Unsealed Grand Jury Documents in Maricopa County Investigations

  |   Video
  • Interim County Attorney Rick Romley and former County Attorney Andrew Thomas hold separate press conferences offering different takes on unsealed Grand Jury transcripts and what they say about investigations into County officials.
Category: Law

View Transcript
Ted Simons:
Good evening, and welcome to "Horizon." I'm Ted Simons. "A grave miscarriage of justice and an abuse of power." That's how interim Maricopa County attorney Rick Romley describes efforts by the county sheriff and former county attorney Andrew Thomas to seek criminal indictments against county officials. At issue are two matters that were brought before a grand jury early this year. Allegations that a judge and county officials conspired to hinder an investigation into the new county court tower. And charges that county supervisors illegally used public funds to conduct sweeps for electronic listening devices. On July 20th, Romley asked that the grand jury transcripts be unsealed. And just last week, a judge assigned to the case issued an order granting that request. Today, Romley released the transcripts and other documents. He says they show the grand jury voted to end the inquiry back in March. He calls the action by the grand jury a rare move that means the panel saw absolutely no merit in the case. Despite that, he says the sheriff's office continues to threaten and intimidate county officials with allegations of criminal wrongdoing.

Rick Romley:
This ongoing miscarriage of justice and abuse of power by the Maricopa County sheriff's office and the former Maricopa County attorney, Andrew Thomas, are the reasons we're here today. I have prepared a detailed presentation that will show unequivocally that the conduct of the Maricopa County sheriff's office and the former county attorney was not to seek justice. But was to persecute those who dared to oppose them. This is not acceptable. And to that end, I have forwarded this material to the United States attorney and the FBI for their consideration in their ongoing investigations into the Maricopa County sheriff's office and the Maricopa County attorney's office regarding abuse of power.
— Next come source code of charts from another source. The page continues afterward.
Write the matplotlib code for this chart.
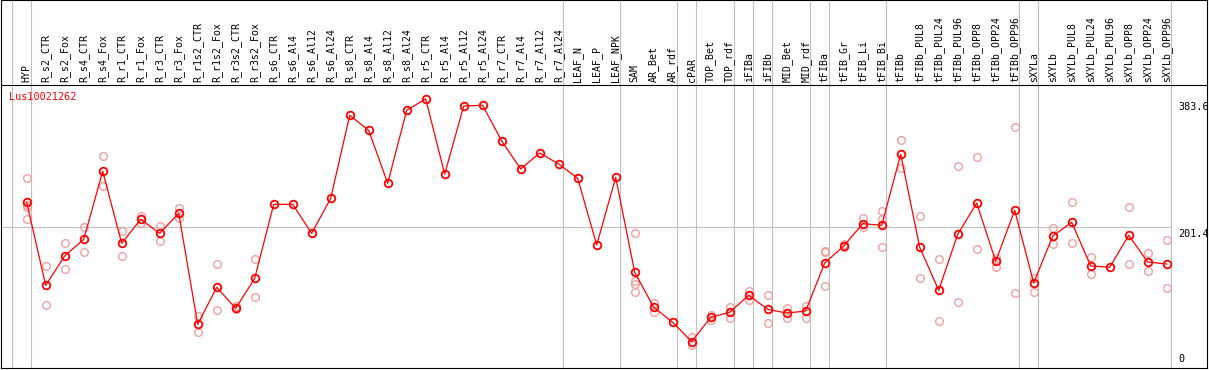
import numpy as np
import matplotlib
matplotlib.use("Agg")
import matplotlib.pyplot as plt

plt.rcParams["font.family"] = ["DejaVu Sans Mono"]

# 样本名称
categories = [
    "HYP", "R_s2_CTR", "R_s2_Fox", "R_s4_CTR", "R_s4_Fox", "R_r1_CTR", "R_r1_Fox",
    "R_r3_CTR", "R_r3_Fox", "R_r1s2_CTR", "R_r1s2_Fox", "R_r3s2_CTR", "R_r3s2_Fox",
    "R_s6_CTR", "R_s6_Al4", "R_s6_Al12", "R_s6_Al24", "R_s8_CTR", "R_s8_Al4",
    "R_s8_Al12", "R_s8_Al24", "R_r5_CTR", "R_r5_Al4", "R_r5_Al12", "R_r5_Al24",
    "R_r7_CTR", "R_r7_Al4", "R_r7_Al12", "R_r7_Al24", "LEAF_N", "LEAF_P", "LEAF_NPK",
    "SAM", "AR_Bet", "AR_rdf", "cPAR", "TOP_Bet", "TOP_rdf", "iFIBa", "iFIBb",
    "MID_Bet", "MID_rdf", "tFIBa", "tFIB_Gr", "tFIB_Li", "tFIB_Bi", "tFIBb",
    "tFIBb_PUL8", "tFIBb_PUL24", "tFIBb_PUL96", "tFIBb_OPP8", "tFIBb_OPP24",
    "tFIBb_OPP96", "sXYLa", "sXYLb", "sXYLb_PUL8", "sXYLb_PUL24", "sXYLb_PUL96",
    "sXYLb_OPP8", "sXYLb_OPP24", "sXYLb_OPP96",
]

# 平均值
means = [
    237, 119.3, 160.9, 184.5, 280.9, 178.9, 212.9, 193, 221.4, 64, 116.5, 86.7, 129.2,
    234.1, 234.1, 193, 242.6, 360.3, 339, 263.9, 367.4, 383.6, 277, 373.5, 374.5,
    323.9, 284.2, 306.9, 291.3, 271, 176.5, 272.4,
    137.8, 88.2, 66.9, 39.4, 74, 81, 105.2, 85.3, 80, 82.9,
    151, 175, 206.7, 204.4, 305, 173.2, 112.3, 191.6, 236, 153.4, 225.7,
    122.6, 189.2, 208.6, 146.7, 144.9, 190.2, 152.4, 149.5,
]

# 重复样本值
reps = [
    [272, 233, 230, 214],
    [146.7, 91.4],
    [178.9, 142],
    [201.5, 166.1],
    [302.2, 259.7],
    [195.9, 160.4],
    [218, 207],
    [203.4, 181.7],
    [229.4, 214.3],
    [75.8, 52.7],
    [149.5, 84.3],
    [90, 86],
    [156.2, 102.3],
    [], [], [], [], [], [], [], [], [], [], [], [], [], [], [], [], [], [], [],
    [194, 125.4, 120.7, 109.4],
    [94.7, 81],
    [],
    [46.5, 34.7],
    [77, 70],
    [88.6, 72.5],
    [111.7, 99],
    [105.2, 65.5],
    [87.2, 73],
    [90, 73.4],
    [168, 166, 119],
    [178.3, 174],
    [214.3, 202],
    [224.7, 212.9, 173.2],
    [324.9, 285.2],
    [217.6, 129.2],
    [156.2, 68.7],
    [288, 95.7],
    [300.8, 170.8],
    [158.5, 145.8],
    [343.3, 108.4],
    [130.2, 109.9],
    [201, 177.9],
    [237, 178.9],
    [159, 134.9],
    [],
    [229.9, 149.5],
    [164.7, 139.2],
    [183.1, 115.1],
]

# 分组边界（在该索引之后）
group_ends = [-1, 0, 28, 31, 34, 35, 37, 38, 39, 41, 42, 45, 52, 53, 60]
y_ticks = [0, 201.4, 383.6]
title = "Lus10021262"

W, H = 1209, 370
fig = plt.figure(figsize=(W / 100, H / 100), dpi=100)
ax = fig.add_axes([1 / W, 2 / H, 1206 / W, 368 / H])

# 像素 -> 数据
def ypx(p):
    return (369.5 - p) / 0.7055

x = np.arange(len(categories))
ax.set_xlim((1 - 26.7) / 19, (1207 - 26.7) / 19)
ax.set_ylim(ypx(368), ypx(0))
ax.set_xticks([])
ax.set_yticks([])
for s in ax.spines.values():
    s.set_linewidth(0.8)
    s.set_color("black")

grid_c = "#c0c0c0"
for g in group_ends:
    ax.axvline(g + 0.2, color=grid_c, lw=0.8, zorder=1)
ax.plot([ax.get_xlim()[0], 60.2], [201.4, 201.4], color=grid_c, lw=0.8, zorder=1)
ax.axhline(ypx(85), color="black", lw=0.8, zorder=2)

# 重复样本
for i, r in enumerate(reps):
    if r:
        ax.plot([i] * len(r), r, linestyle="none", marker="o", markersize=5.5,
                markerfacecolor="none", markeredgecolor="#f0a0a0", markeredgewidth=1.0, zorder=3)

ax.plot(x, means, color="red", lw=0.9, marker="o", markersize=5.5,
        markerfacecolor="none", markeredgecolor="red", markeredgewidth=1.3, zorder=4)

for i, c in enumerate(categories):
    ax.text(i, ypx(82.5), c, rotation=90, ha="center", va="bottom", fontsize=7.1, color="black")

offsets = {0: (5, "bottom"), 201.4: (-1.5, "top"), 383.6: (-3, "top")}
for t in y_ticks:
    dy, va = offsets[t]
    ax.annotate(f"{t:g}", xy=(60.6, t), xytext=(0, dy * 0.72), textcoords="offset points",
                ha="left", va=va, fontsize=7.3, color="black", annotation_clip=False)

fig.text(9 / W, 1 - 92 / H, title, color="red", ha="left", va="top", fontsize=7.3)

fig.savefig("out.png", dpi=100)
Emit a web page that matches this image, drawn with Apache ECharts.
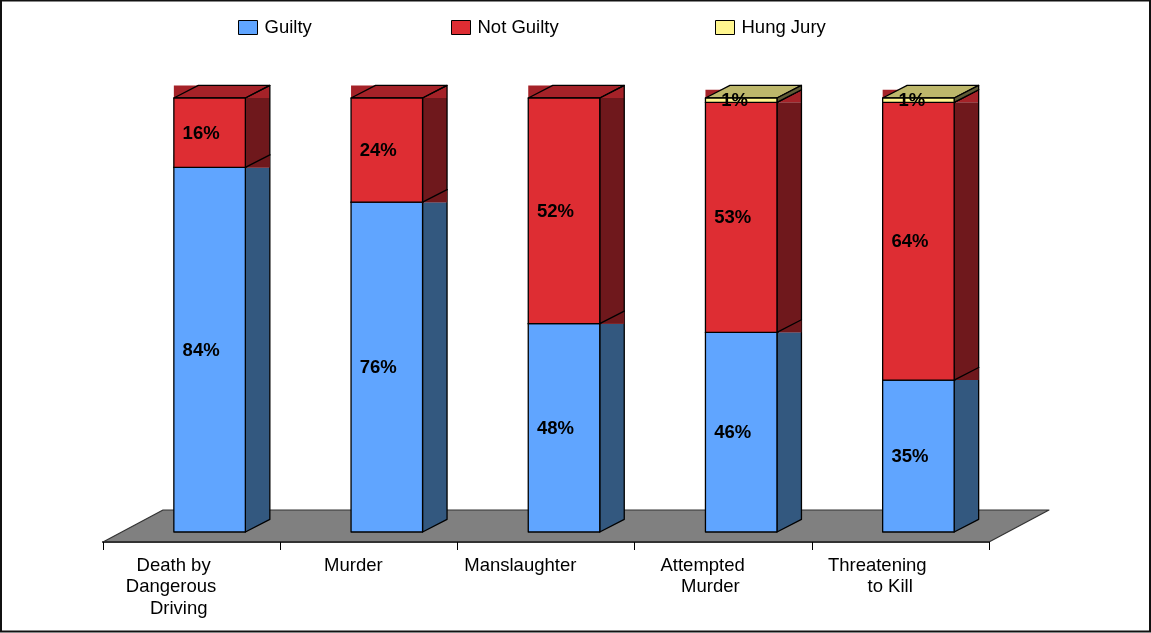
<!DOCTYPE html>
<html>
<head>
<meta charset="utf-8">
<style>html,body{margin:0;padding:0;background:#fff}#c{width:1151px;height:633px}</style>
<script src="https://cdn.jsdelivr.net/npm/echarts@6/dist/echarts.min.js"></script>
</head>
<body>
<div id="c"></div>
<script>
const N = '\u00A0';
const categories = [
  'Death by' + N.repeat(7) + '\nDangerous' + N.repeat(8) + '\nDriving' + N.repeat(5),
  'Murder' + N.repeat(6),
  'Manslaughter' + N.repeat(10),
  'Attempted' + N.repeat(8) + '\nMurder' + N.repeat(5),
  'Threatening' + N.repeat(9) + '\nto Kill' + N.repeat(4)
];
const guilty = [84, 76, 48, 46, 35];
const notGuilty = [16, 24, 52, 53, 64];
const hungJury = [0, 0, 0, 1, 1];

const faces = {
  Guilty: { front: '#60A5FF', side: '#33587F', top: '#33587F' },
  'Not Guilty': { front: '#DE2D33', side: '#6F181C', top: '#A52228' },
  'Hung Jury': { front: '#FFF68F', side: '#5F5B36', top: '#BDB76B' }
};
const BAR_RATIO = 0.4035, BAR_SHIFT = 18, DX = 24.5, DY = 12.6;
const FLOOR_DX = 60, FLOOR_DY = 32, Y_MIN = -2.304;

function segments(values, below) {
  return values.map((v, i) => [i, below[i], below[i] + v, v]);
}
const sum = (a, b) => a.map((v, i) => v + b[i]);
const zeros = guilty.map(() => 0);

function barItem(name) {
  const f = faces[name];
  const isBase = name === 'Guilty', isCap = name === 'Hung Jury';
  return function (params, api) {
    const v = api.value(3);
    if (!v) return null;
    const cat = api.value(0);
    const w = api.size([1, 0])[0] * BAR_RATIO;
    const cx = api.coord([cat, 0])[0] + BAR_SHIFT;
    const x0 = cx - w / 2, x1 = cx + w / 2, x2 = x1 + DX;
    const yB = api.coord([cat, api.value(1)])[1];
    const yT = api.coord([cat, api.value(2)])[1];
    const line = { stroke: '#000', lineWidth: 1.3, lineJoin: 'round' };
    const children = [];
    if (!isCap) {
      // side face as it is filled in the picture
      children.push({
        type: 'polygon',
        shape: { points: isBase
          ? [[x1, yT], [x2, yT], [x2, yB - DY], [x1, yB]]
          : [[x1, yT], [x2, yT], [x2, yB], [x1, yB]] },
        style: { fill: f.side }
      });
      children.push({
        type: 'rect',
        shape: { x: x0, y: yT - DY, width: x2 - x0, height: DY },
        style: { fill: faces['Not Guilty'].top }
      });
    }
    children.push({
      type: 'polygon',
      shape: { points: [[x0, yT], [x0 + DX, yT - DY], [x2, yT - DY], [x1, yT]] },
      style: Object.assign({ fill: f.top }, line)
    });
    // side outline
    children.push({
      type: 'polygon',
      shape: { points: [[x1, yT], [x2, yT - DY], [x2, yB - DY], [x1, yB]] },
      style: Object.assign({ fill: isCap ? f.side : 'rgba(0,0,0,0)' }, line)
    });
    children.push({
      type: 'rect',
      shape: { x: x0, y: yT, width: w, height: yB - yT },
      style: Object.assign({ fill: f.front }, line)
    });
    children.push({
      type: 'text',
      style: {
        text: v + '%', x: cx + (v < 10 ? -6.5 : -8.5), y: (yT + yB) / 2 + 1,
        align: 'center', verticalAlign: 'middle',
        font: 'bold 18.5px "Liberation Sans", Arial, sans-serif', fill: '#000'
      }
    });
    return { type: 'group', children };
  };
}

function floorItem(params, api) {
  const cs = params.coordSys;
  const y = api.coord([0, Y_MIN])[1];
  const xa = cs.x, xb = cs.x + cs.width;
  return {
    type: 'polygon',
    shape: { points: [[xa, y], [xa + FLOOR_DX, y - FLOOR_DY], [xb + FLOOR_DX, y - FLOOR_DY], [xb, y]] },
    style: { fill: '#808080', stroke: '#333', lineWidth: 1.2, lineJoin: 'round' }
  };
}

const chart = echarts.init(document.getElementById('c'), null, { renderer: 'canvas' });
const legendText = { fontFamily: '"Liberation Sans", Arial, sans-serif', fontSize: 18.5, color: '#000', padding: [0, 0, 0, 2] };
const mkLegend = (name, left) => ({
  data: [name], left, top: 18, itemWidth: 19, itemHeight: 14, itemGap: 0,
  icon: 'rect', textStyle: legendText, padding: 0,
  itemStyle: { borderColor: '#000', borderWidth: 1 }
});
chart.setOption({
  animation: false,
  backgroundColor: '#fff',
  graphic: [{
    type: 'rect', silent: true, z: 100,
    shape: { x: 1, y: 0.5, width: 1149, height: 631 },
    style: { fill: 'none', stroke: '#111', lineWidth: 2 }
  }],
  legend: [mkLegend('Guilty', 238), mkLegend('Not Guilty', 451), mkLegend('Hung Jury', 715)],
  grid: { left: 103, top: 98, width: 886, height: 444, containLabel: false },
  xAxis: {
    type: 'category', data: categories,
    boundaryGap: true, z: 5,
    axisLine: { show: true, onZero: false, lineStyle: { color: '#333', width: 2 } },
    axisTick: { show: true, length: 8, alignWithLabel: false, lineStyle: { color: '#000', width: 1 } },
    axisLabel: {
      interval: 0, margin: 13, color: '#000', fontSize: 18.5, lineHeight: 21.4,
      fontFamily: '"Liberation Sans", Arial, sans-serif', hideOverlap: false
    }
  },
  yAxis: { type: 'value', min: Y_MIN, max: 100, show: false, splitLine: { show: false } },
  series: [
    { type: 'custom', name: 'floor', silent: true, clip: false, z: 1, data: [[0, 0]], renderItem: floorItem, encode: { x: 0, y: 1 } },
    { type: 'custom', name: 'Guilty', clip: false, z: 2, itemStyle: { color: faces.Guilty.front },
      data: segments(guilty, zeros), renderItem: barItem('Guilty'), encode: { x: 0, y: 2 } },
    { type: 'custom', name: 'Not Guilty', clip: false, z: 3, itemStyle: { color: faces['Not Guilty'].front },
      data: segments(notGuilty, guilty), renderItem: barItem('Not Guilty'), encode: { x: 0, y: 2 } },
    { type: 'custom', name: 'Hung Jury', clip: false, z: 4, itemStyle: { color: faces['Hung Jury'].front },
      data: segments(hungJury, sum(guilty, notGuilty)), renderItem: barItem('Hung Jury'), encode: { x: 0, y: 2 } }
  ]
});
</script>
</body>
</html>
Additionally, I have instructed my staff to notify the Arizona Supreme Court's independent bar counsel that's looking into allegations against unethical conduct against Andrew Thomas to provide them that material.

Ted Simons:
At a press conference held after Romley released the documents, former county attorney Andrew Thomas responded to the release of the grand jury material.

Andrew Thomas:
We have never been able to tell our side until today because the grand jury proceedings had not been unsealed and Rick Romley's attempted ambush liberates us so we can tell the taxpayers we spent their money well and there's serious corruption in Maricopa County government and the supervisors who 0 appointed Rick Romley one of them came within a whisker of being indicted and to think that -- battled that corruption in the face of them trying to describe a career because Lisa stood up to them and did her job is disgraceful and the lies that Rick Romley has told today in saying that the investigation was ended for lack of evidence. We asked it be ended so it could be sent to the department of justice.